DM: Shell produces thousands of tons a day globally in its manufacturing centers, and has been producing these kinds of volumes for decades. Of course, virtually all is currently used for processing heavier crude oils and in meeting higher quality end-product specifications, since the transport fuel business is in its infancy.

ET: We have been hearing about the “hydrogen economy” for years. In your view, how many more years will pass before we see hydrogen-powered cars taking a 10 percent share of the passenger car market in Europe or the U.S.?

DM: Based on the current development plans of auto O.E.M.s, it is generally recognized that the mass production of F.C.V.s will begin around 2020 with commercialization a few years earlier. To this end, Shell has restructured its organization to prepare for hydrogen’s transition into the mainstream, bringing it into our downstream fuels portfolio, alongside gasoline, diesel, LPG, and CNG, as well as biofuels and GTL.

The hydrogen industry now stands at a pivotal juncture: investment is rising, costs are falling, and technology is rapidly advancing.
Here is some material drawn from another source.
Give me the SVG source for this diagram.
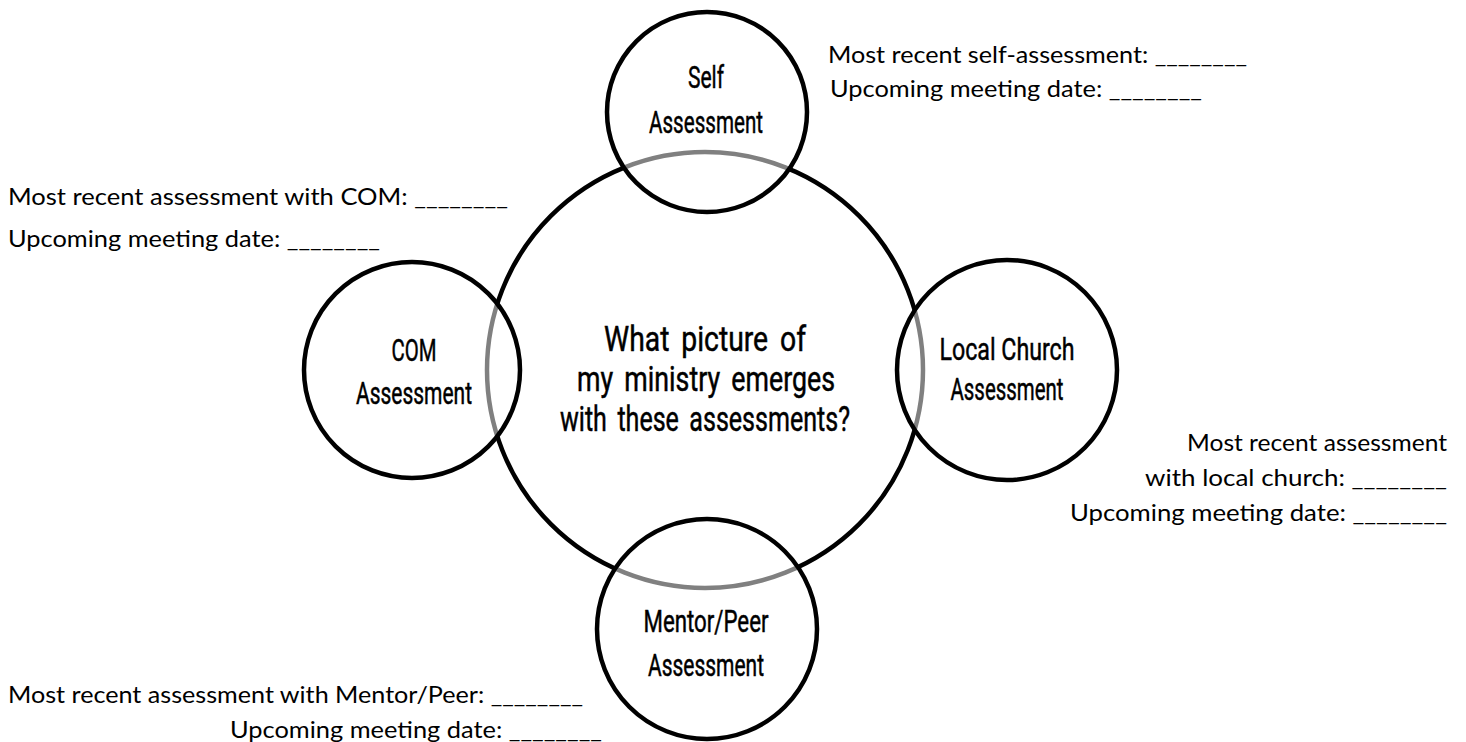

Numbers of F.C.V.s have been demonstrated successfully and more hydrogen refueling stations are being put in place.

Although there is a broad consensus that the mass roll-out of F.C.V.s by 2020 is achievable, no outcome can be guaranteed. It is therefore essential that industry steps up its game, and all stakeholders in the value chain work together with regular, open, and transparent dialogue.